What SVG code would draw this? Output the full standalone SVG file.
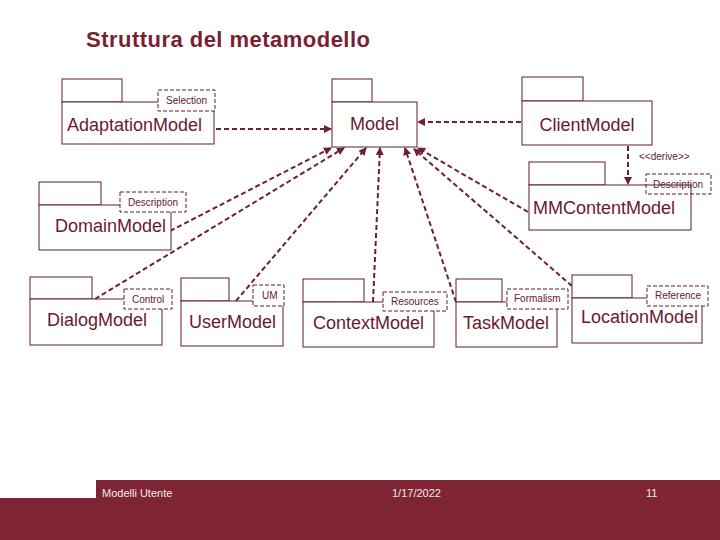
<svg xmlns="http://www.w3.org/2000/svg" width="720" height="540" viewBox="0 0 720 540">
<style>
.box{fill:#fff;stroke:#5e1c2e;stroke-width:1}
.lbl{fill:none;stroke:#5e1c2e;stroke-width:1;stroke-dasharray:4 2}
.lblw{fill:#fff;stroke:#5e1c2e;stroke-width:1;stroke-dasharray:4 2}
.name{font-family:"Liberation Sans",Arial,sans-serif;font-size:18px;fill:#6a1a30}
.small{font-family:"Liberation Sans",Arial,sans-serif;font-size:10px;fill:#5e1c2e}
.dep{fill:none;stroke:#6b2036;stroke-width:2;stroke-dasharray:5 3;marker-end:url(#arr)}
.foot{font-family:"Liberation Sans",Arial,sans-serif;font-size:11px;fill:#f3e8ea}
</style>
<defs>
<marker id="arr" viewBox="0 0 8 8" refX="7" refY="4" markerWidth="8" markerHeight="8" markerUnits="userSpaceOnUse" orient="auto">
<path d="M0,0 L8,4 L0,8 z" fill="#6b2036"/>
</marker>
</defs>
<rect width="720" height="540" fill="#fff"/>
<text x="86" y="47" font-family="'Liberation Sans',Arial,sans-serif" font-size="22" font-weight="bold" fill="#7a1f33" textLength="284">Struttura del metamodello</text>

<g id="connectors">
<line class="dep" x1="216" y1="129" x2="331" y2="129"/>
<line class="dep" x1="521" y1="122" x2="418" y2="122"/>
<line class="dep" x1="628" y1="146" x2="628" y2="184"/>
<line class="dep" x1="170" y1="231" x2="331" y2="148"/>
<line class="dep" x1="95" y1="299" x2="344" y2="148"/>
<line class="dep" x1="236" y1="301" x2="366" y2="148"/>
<line class="dep" x1="373" y1="302" x2="380" y2="148"/>
<line class="dep" x1="456" y1="302" x2="405" y2="148"/>
<line class="dep" x1="528" y1="212" x2="418" y2="148"/>
<line class="dep" x1="572" y1="286" x2="414" y2="149"/>
<text class="small" x="639" y="160" font-size="9">&lt;&lt;derive&gt;&gt;</text>
</g>

<g id="AdaptationModel">
<rect class="box" x="62" y="79" width="60" height="23"/>
<rect class="box" x="62" y="102" width="152" height="42"/>
<rect class="lblw" x="158" y="90" width="57" height="21"/>
<text class="small" x="166" y="104">Selection</text>
<text class="name" x="67" y="131">AdaptationModel</text>
</g>

<g id="Model">
<rect class="box" x="332" y="79" width="40" height="23"/>
<rect class="box" x="332" y="102" width="85" height="45"/>
<text class="name" x="374.5" y="130" text-anchor="middle">Model</text>
</g>

<g id="ClientModel">
<rect class="box" x="522" y="77" width="61" height="24"/>
<rect class="box" x="522" y="101" width="130" height="44"/>
<text class="name" x="587" y="131" text-anchor="middle">ClientModel</text>
</g>

<g id="MMContentModel">
<rect class="box" x="529" y="162" width="76" height="23"/>
<rect class="box" x="529" y="185" width="162" height="45"/>
<rect class="lbl" x="646" y="174" width="65" height="20"/>
<text class="small" x="653" y="188" font-size="9.5">Description</text>
<text class="name" x="533" y="214">MMContentModel</text>
</g>

<g id="DomainModel">
<rect class="box" x="39" y="182" width="62" height="23"/>
<rect class="box" x="39" y="205" width="132" height="45"/>
<rect class="lblw" x="120" y="192" width="66" height="20"/>
<text class="small" x="128" y="206">Description</text>
<text class="name" x="55" y="232">DomainModel</text>
</g>

<g id="DialogModel">
<rect class="box" x="30" y="277" width="62" height="22"/>
<rect class="box" x="30" y="299" width="132" height="46"/>
<rect class="lblw" x="124" y="289" width="48" height="20"/>
<text class="small" x="132" y="303">Control</text>
<text class="name" x="47" y="326">DialogModel</text>
</g>

<g id="UserModel">
<rect class="box" x="181" y="278" width="48" height="23"/>
<rect class="box" x="181" y="301" width="102" height="45"/>
<rect class="lblw" x="253" y="285" width="31" height="21"/>
<text class="small" x="262" y="299">UM</text>
<text class="name" x="189" y="328">UserModel</text>
</g>

<g id="ContextModel">
<rect class="box" x="303" y="279" width="61" height="23"/>
<rect class="box" x="303" y="302" width="131" height="45"/>
<rect class="lblw" x="383" y="292" width="64" height="19"/>
<text class="small" x="391" y="305">Resources</text>
<text class="name" x="313" y="329">ContextModel</text>
</g>

<g id="TaskModel">
<rect class="box" x="456" y="279" width="46" height="23"/>
<rect class="box" x="456" y="302" width="101" height="45"/>
<rect class="lblw" x="507" y="289" width="61" height="20"/>
<text class="small" x="514" y="302">Formalism</text>
<text class="name" x="463" y="329">TaskModel</text>
</g>

<g id="LocationModel">
<rect class="box" x="572" y="275" width="60" height="23"/>
<rect class="box" x="572" y="298" width="130" height="45"/>
<rect class="lblw" x="647" y="286" width="61" height="20"/>
<text class="small" x="655" y="299">Reference</text>
<text class="name" x="581" y="323">LocationModel</text>
</g>

<g id="footer">
<rect x="96" y="480" width="624" height="60" fill="#7f2434"/>
<rect x="0" y="498" width="720" height="42" fill="#7f2434"/>
<text class="foot" x="102" y="497">Modelli Utente</text>
<text class="foot" x="392" y="497">1/17/2022</text>
<text class="foot" x="646" y="497">11</text>
</g>
</svg>
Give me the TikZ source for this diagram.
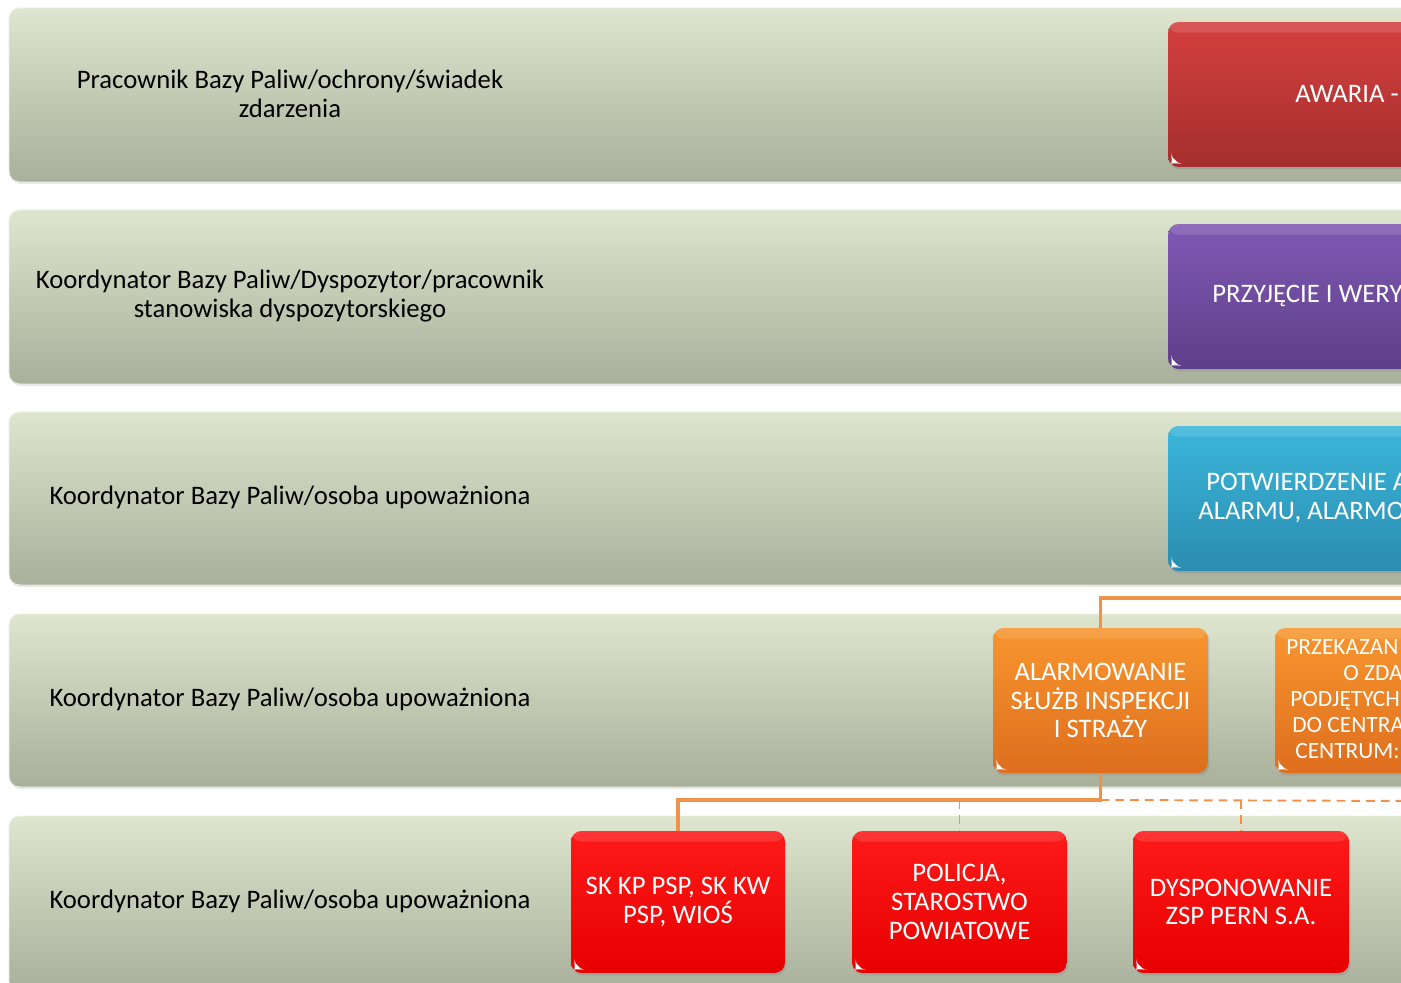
\documentclass[tikz,border=0pt]{standalone}
\usepackage{fontspec}
\setmainfont{Carlito}
\usetikzlibrary{positioning,calc,shadows}

\definecolor{laneTop}{HTML}{DFE6CF}
\definecolor{laneBot}{HTML}{A8AF9A}
\definecolor{awariaTop}{HTML}{D4403F}
\definecolor{awariaBot}{HTML}{A52E2E}
\definecolor{przyjTop}{HTML}{8059B2}
\definecolor{przyjBot}{HTML}{5E3F8B}
\definecolor{potwTop}{HTML}{3BB6DA}
\definecolor{potwBot}{HTML}{2A8DB0}
\definecolor{alarmTop}{HTML}{F8962F}
\definecolor{alarmBot}{HTML}{DE6E1E}
\definecolor{sluzbyTop}{HTML}{FF1A1A}
\definecolor{sluzbyBot}{HTML}{E60000}
\definecolor{connOrange}{HTML}{F0924A}

\tikzset{
  lane/.style={rounded corners=6pt, top color=laneTop, bottom color=laneBot,
    draw=laneTop!60!white, line width=0.5pt,
    drop shadow={opacity=0.18, shadow xshift=0.6pt, shadow yshift=-1.2pt}},
  lanetext/.style={font=\fontsize{15.2}{16.4}\selectfont, align=center, text=black, inner sep=0pt},
  stepbox/.style={rounded corners=6pt, minimum height=2.9cm, inner sep=0pt,
    text=white, align=center, font=\fontsize{15.2}{16.4}\selectfont,
    drop shadow={opacity=0.3, shadow xshift=0.8pt, shadow yshift=-1.4pt},
    path picture={
      \fill[white,opacity=0.12] (path picture bounding box.north west) rectangle ([yshift=-6pt]path picture bounding box.north east);
      \fill[white] ([shift={(2pt,2pt)}]path picture bounding box.south west) -- ++(4pt,0) -- ++(-4pt,4pt) -- cycle;
    }},
  boxtext/.style={text=white, inner sep=0pt, anchor=west, align=left},
  conn/.style={draw=connOrange, line width=2.2pt},
  dconn/.style={draw=connOrange, line width=1.1pt, dash pattern=on 5pt off 3.4pt},
}

\begin{document}
\begin{tikzpicture}[x=0.02cm, y=-0.02cm]
    \useasboundingbox (0,0) rectangle (1401,983);
    \clip (0,0) rectangle (1401,983);

    % Lanes
    \foreach \t/\b in {8/182, 210/384, 412/585, 614/787, 816/992}
        \path[lane] (9,\t) rectangle (1470,\b);

    % Lane labels
    \node[lanetext] (who1) at (290,94) {Pracownik Bazy Paliw/ochrony/świadek\\zdarzenia};
    \node[lanetext] (who2) at (290,296) {Koordynator Bazy Paliw/Dyspozytor/pracownik\\stanowiska dyspozytorskiego};
    \node[lanetext] (who3) at (290,497) {Koordynator Bazy Paliw/osoba upoważniona};
    \node[lanetext] (who4) at (290,699) {Koordynator Bazy Paliw/osoba upoważniona};
    \node[lanetext] (who5) at (290,901) {Koordynator Bazy Paliw/osoba upoważniona};

    % Steps cut at the right edge
    \node[stepbox, top color=awariaTop, bottom color=awariaBot, minimum width=6.4cm] (awaria) at (1328,94.5) {};
    \node[boxtext, font=\fontsize{15.2}{16.4}\selectfont] (awariatxt) at (1295,94) {AWARIA -};

    \node[stepbox, top color=przyjTop, bottom color=przyjBot, minimum width=6.4cm] (przyj) at (1328,296.5) {};
    \node[boxtext, font=\fontsize{15.2}{16.4}\selectfont] (przyjtxt) at (1212,296) {PRZYJĘCIE I WERY};

    \node[stepbox, top color=potwTop, bottom color=potwBot, minimum width=6.4cm] (potw) at (1328,498.5) {};
    \node[boxtext, font=\fontsize{15.2}{16.4}\selectfont] (potwtxt) at (1198,498) {\hspace*{0.16cm}POTWIERDZENIE A\\ALARMU, ALARMO};

    % Row 4
    \node[stepbox, top color=alarmTop, bottom color=alarmBot, minimum width=4.3cm] (alarm) at (1100.5,700.5) {ALARMOWANIE\\SŁUŻB INSPEKCJI\\I STRAŻY};
    \node[stepbox, top color=alarmTop, bottom color=alarmBot, minimum width=4.4cm] (przek) at (1385,700.5) {};
    \node[boxtext, font=\fontsize{13.3}{14.7}\selectfont] (przektxt) at (1286,699) {PRZEKAZAN\\\hspace*{1.14cm}O ZDA\\\hspace*{0.08cm}PODJĘTYCH\\\hspace*{0.12cm}DO CENTRA\\\hspace*{0.18cm}CENTRUM:};

    % Row 5
    \node[stepbox, top color=sluzbyTop, bottom color=sluzbyBot, minimum width=4.28cm, minimum height=2.84cm] (skpsp) at (678,902) {SK KP PSP, SK KW\\PSP, WIOŚ};
    \node[stepbox, top color=sluzbyTop, bottom color=sluzbyBot, minimum width=4.3cm, minimum height=2.84cm] (policja) at (959.5,902) {POLICJA,\\STAROSTWO\\POWIATOWE};
    \node[stepbox, top color=sluzbyTop, bottom color=sluzbyBot, minimum width=4.32cm, minimum height=2.84cm] (zsp) at (1241,902) {DYSPONOWANIE\\ZSP PERN S.A.};

    % Connectors
    \coordinate (topend) at (1420,598);
    \coordinate (hub) at (1100.5,800);
    \coordinate (dashend) at (1420,801);
    \draw[conn] (alarm.north) |- (topend);
    \draw[conn] (alarm.south) -- (hub) -| (skpsp.north);
    \draw[dconn] (hub) -- (dashend);
    \draw[dconn] (policja.north |- hub) -- (policja.north);
    \draw[dconn] (zsp.north |- hub) -- (zsp.north);
\end{tikzpicture}
\end{document}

== == ==

Copy exactly, and copy only, the lines from the one with "Give me the TikZ source for this diagram." to the one with "(9,\t) rectangle (1470,\b);", ends included. Pictures are not part of the copy.

Give me the TikZ source for this diagram.
\documentclass[tikz,border=0pt]{standalone}
\usepackage{fontspec}
\setmainfont{Carlito}
\usetikzlibrary{positioning,calc,shadows}

\definecolor{laneTop}{HTML}{DFE6CF}
\definecolor{laneBot}{HTML}{A8AF9A}
\definecolor{awariaTop}{HTML}{D4403F}
\definecolor{awariaBot}{HTML}{A52E2E}
\definecolor{przyjTop}{HTML}{8059B2}
\definecolor{przyjBot}{HTML}{5E3F8B}
\definecolor{potwTop}{HTML}{3BB6DA}
\definecolor{potwBot}{HTML}{2A8DB0}
\definecolor{alarmTop}{HTML}{F8962F}
\definecolor{alarmBot}{HTML}{DE6E1E}
\definecolor{sluzbyTop}{HTML}{FF1A1A}
\definecolor{sluzbyBot}{HTML}{E60000}
\definecolor{connOrange}{HTML}{F0924A}

\tikzset{
  lane/.style={rounded corners=6pt, top color=laneTop, bottom color=laneBot,
    draw=laneTop!60!white, line width=0.5pt,
    drop shadow={opacity=0.18, shadow xshift=0.6pt, shadow yshift=-1.2pt}},
  lanetext/.style={font=\fontsize{15.2}{16.4}\selectfont, align=center, text=black, inner sep=0pt},
  stepbox/.style={rounded corners=6pt, minimum height=2.9cm, inner sep=0pt,
    text=white, align=center, font=\fontsize{15.2}{16.4}\selectfont,
    drop shadow={opacity=0.3, shadow xshift=0.8pt, shadow yshift=-1.4pt},
    path picture={
      \fill[white,opacity=0.12] (path picture bounding box.north west) rectangle ([yshift=-6pt]path picture bounding box.north east);
      \fill[white] ([shift={(2pt,2pt)}]path picture bounding box.south west) -- ++(4pt,0) -- ++(-4pt,4pt) -- cycle;
    }},
  boxtext/.style={text=white, inner sep=0pt, anchor=west, align=left},
  conn/.style={draw=connOrange, line width=2.2pt},
  dconn/.style={draw=connOrange, line width=1.1pt, dash pattern=on 5pt off 3.4pt},
}

\begin{document}
\begin{tikzpicture}[x=0.02cm, y=-0.02cm]
    \useasboundingbox (0,0) rectangle (1401,983);
    \clip (0,0) rectangle (1401,983);

    % Lanes
    \foreach \t/\b in {8/182, 210/384, 412/585, 614/787, 816/992}
        \path[lane] (9,\t) rectangle (1470,\b);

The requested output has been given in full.